Il fallait du culot et surtout une bonne dose de créativité pour récréer, avec un budget de 3OO OOO dollars, l’ambiance du New-York de 1896. Dans un noir et blanc peut contrasté où s’épanouissent les gris, la réalisatrice parvient, en quelques scènes d’extérieurs, à redonner au quartier sa vie d’antan. Le très beau travelling à la moitié du film donne même l’idée d’un foisonnement pittoresque.  

Le cœur du film se situe ailleurs, dans un petit deux pièces que Jake partage avec l’austère M. Bernstein, ancien talmudiste. Suffisamment installé, Jake peut faire venir Gitl, sa femme et Yossele, son fils. Mais Gitl n’entend pas, au nom d’une assimilation factice, trahir son identité. Elle refuse de sortir cheveux non couverts et d’appeler son fils Joey, prénom abruptement attribué par son père. 

Le film est formidable en cela qu’il déroule le drame conjugal tout en brossant le portrait de cette communauté juive immigrée. Micklin Silver avec justesse et légèreté, réussit parfaitement, avec une grande tendresse pour ses personnages, à émouvoir et faire sourire d’un même geste.

L’émotion du film doit beaucoup à Carol Kane, petite poupée de porcelaine à la volonté d’airain. Elle donne au récit d’émancipation une tonalité existentielle et au film une densité dramatique surprenante. Elle obtiendra une nomination pour l’Oscar de la meilleure actrice. Traité de manière plus théâtral, le personnage de Jake n’est pas méprisé pour autant. Il s’accommode, mu par l’optimisme de la volonté.

Ayant obtenu le divorce (scène qui relie Gitl à Viviane Amsalem dans une histoire de l’émancipation des femmes juives au cinéma), elle peut se rapprocher de M. Bernstein et envisager un destin américain sans rupture avec ce qu’elle a été jusqu’alors.

On retiendra deux scènes qui symbolisent parfaitement le ton du film, fin et léger. Dans la première une dispute éclate entre Jake et Gitl. S’interpose la logeuse, personnage presque bouffon, qui en deux répliques fait exposer la tension en fou rire. On n’en dévoilera une seule : « est-ce que tu peux me pisser dans le dos tout en faisant croire qu’il pleut ? ». La seconde est une petite merveille de subtilité, une déclaration d’amour entre deux timide. Le jeu sur le double sens des dialogues se conclut par un coup de ciseau, sans doute le plus beau de l’histoire du cinéma.


Between the Lines, 1977

Boston. Le journal indépendant The Back Bay Mainline traverse une crise d’identité.

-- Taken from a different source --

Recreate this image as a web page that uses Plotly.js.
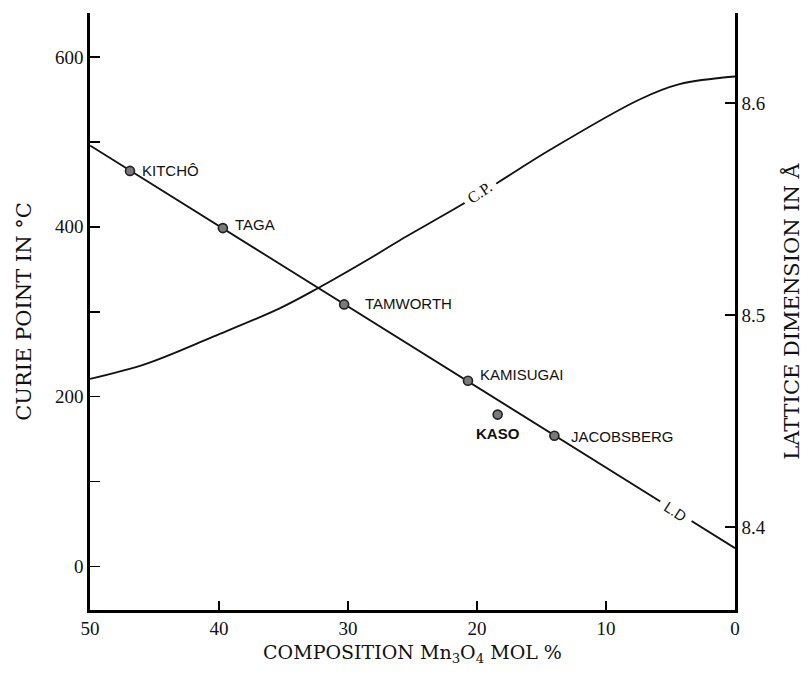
<!DOCTYPE html>
<html>
<head>
<meta charset="utf-8">
<script src="https://cdn.plot.ly/plotly-3.0.1.min.js"></script>
<style>html,body{margin:0;padding:0;background:#fff;}#chart{width:809px;height:676px;}</style>
</head>
<body>
<div id="chart"></div>
<script>
// ---- data ----
const xTickVals = [50, 40, 30, 20, 10, 0];
const xTickText = ["50", "40", "30", "20", "10", "0"];
const yTickVals = [0, 100, 200, 300, 400, 500, 600];
const yTickText = ["0", "", "200", "", "400", "", "600"];
const y2TickVals = [8.4, 8.5, 8.6];
const y2TickText = ["8.4", "8.5", "8.6"];

// Curie point curve (left axis)
const cpComposition = [50, 45.6, 40.4, 35.3, 32.3, 27.5, 26.0, 21.3, 18.4, 14.3, 7.4, 4.3, 0];
const curiePoint    = [221, 239, 271, 304, 328, 370, 384, 425, 452, 491, 550, 568, 577];

// Lattice dimension line (right axis)
const ldComposition = [50, 0];
const latticeLine   = [8.580, 8.390];

// Minerals (right axis)
const minerals           = ["KITCHÔ", "TAGA", "TAMWORTH", "KAMISUGAI", "KASO", "JACOBSBERG"];
const mineralComposition = [46.9, 39.7, 30.3, 20.7, 18.4, 14.0];
const mineralLattice     = [8.568, 8.541, 8.505, 8.469, 8.453, 8.443];

// ---- label placement (styling, px offsets) ----
const labelStyle = [
  {xs: 10, ys: 0,   anchor: "left",   bold: false},
  {xs: 10, ys: 4,   anchor: "left",   bold: false},
  {xs: 19, ys: 1,   anchor: "left",   bold: false},
  {xs: 10, ys: 6,   anchor: "left",   bold: false},
  {xs: 0,  ys: -19, anchor: "center", bold: true},
  {xs: 15, ys: -1,  anchor: "left",   bold: false}
];

const serif = "Liberation Serif, Times New Roman, serif";
const titleSerif = "DejaVu Serif, Liberation Serif, serif";
const sans = "Liberation Sans Narrow, Liberation Sans, Arial, sans-serif";

const traces = [
  {
    x: cpComposition, y: curiePoint, yaxis: "y", type: "scatter", mode: "lines",
    line: {color: "#111", width: 1.8, shape: "spline", smoothing: 1},
    hoverinfo: "skip"
  },
  {
    x: ldComposition, y: latticeLine, yaxis: "y2", type: "scatter", mode: "lines",
    line: {color: "#111", width: 1.8},
    hoverinfo: "skip"
  },
  {
    x: mineralComposition, y: mineralLattice, yaxis: "y2", type: "scatter", mode: "markers",
    marker: {size: 9, color: "#7a7a7a", line: {color: "#222", width: 1.6}},
    hoverinfo: "skip"
  }
];

const annotations = minerals.map((name, i) => ({
  x: mineralComposition[i], y: mineralLattice[i], xref: "x", yref: "y2",
  text: labelStyle[i].bold ? "<b>" + name + "</b>" : name,
  showarrow: false, xanchor: labelStyle[i].anchor, yanchor: "middle",
  xshift: labelStyle[i].xs, yshift: labelStyle[i].ys,
  font: {family: sans, size: 15, color: "#111"}
}));

// curve labels breaking the lines
annotations.push({
  x: 19.8, y: 440, xref: "x", yref: "y", text: "C.P.", showarrow: false,
  textangle: -34, bgcolor: "#fff", borderpad: 5,
  font: {family: serif, size: 16, color: "#111"}
});
annotations.push({
  x: 4.6, y: 8.4075, xref: "x", yref: "y2", text: "L.D", showarrow: false,
  textangle: 33, bgcolor: "#fff", borderpad: 6,
  font: {family: sans, size: 15, color: "#111"}
});

const axisCommon = {
  showgrid: false, zeroline: false, showline: true, linecolor: "#000", linewidth: 2.6,
  ticks: "inside", tickcolor: "#000", tickwidth: 1.5, ticklen: 10,
  tickfont: {family: serif, size: 19, color: "#111"}
};

const layout = {
  width: 809, height: 676,
  margin: {l: 90, r: 74, t: 13, b: 66, pad: 0},
  paper_bgcolor: "#fff", plot_bgcolor: "#fff",
  showlegend: false,
  xaxis: Object.assign({}, axisCommon, {
    range: [50, 0], tickmode: "array", tickvals: xTickVals, ticktext: xTickText, ticklen: 9,
    title: {text: "COMPOSITION Mn<sub>3</sub>O<sub>4</sub> MOL %", font: {family: titleSerif, size: 19, color: "#111"}, standoff: 8}
  }),
  yaxis: Object.assign({}, axisCommon, {
    range: [-51.2, 651.8], tickmode: "array", tickvals: yTickVals, ticktext: yTickText,
    title: {text: "CURIE POINT IN °C", font: {family: titleSerif, size: 21, color: "#111"}, standoff: 18}
  }),
  yaxis2: Object.assign({}, axisCommon, {
    overlaying: "y", side: "right",
    range: [8.3608, 8.6425], tickmode: "array", tickvals: y2TickVals, ticktext: y2TickText,
    title: {text: "LATTICE DIMENSION IN Å", font: {family: titleSerif, size: 21, color: "#111"}, standoff: 20}
  }),
  annotations: annotations
};

Plotly.newPlot("chart", traces, layout, {staticPlot: true, displayModeBar: false});
</script>
</body>
</html>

Le quotidien est menacé de rachat par un magnat de la presse et sa rédaction est ébranlée dans ses certitudes. 

Between the lines

Changement de décor pour ce deuxième long-métrage. Avec ce portrait de groupe, Joan Micklin Silver signe une comédie de mœurs effervescente tout en observant le comportement d’une génération guettée par la désillusion.

Membres historiques du Back Bay Mainline, ils sont un petit groupe de rédacteurs et photographes à avoir accompagner le mouvement de la contre-culture. Le journal, désormais dans une situation financière difficile, est sur le point de perdre son identité, bientôt racheté par un grand groupe de presse. Tout à leur rivalité, les garçons rêvent de gloire romanesque quand les filles essaient d’y croire encore. Au sein du groupe, on interroge les amours autant que les attentes. Rythmé par une bande originale folk et rock, le film alterne scènes de pure comédie (au milieu desquels, Jeff Goldblum règne en critique rock fauché, il est inoubliable de coolitude dans sa salopette kaki et son blouson satiné) et prise de conscience d’un temps révolu qu’on n’a pas vu venir. En confrontant ses personnages à la perte des idéaux, la réalisatrice arrive à montrer, avec pas mal d’habileté, que lorsque l’énergie de l’aventure collective baisse d’intensité, l’amertume pointe le bout de son nez. 

Il faut compter Between the Lines au nombre des grands films choraux, entre le film de potes (avant Les copains d’abord de Lawrence Kasdan  et Le Déclin de l’empire américain de Denis Arcand, deux références des 80’s) et le film sur la presse.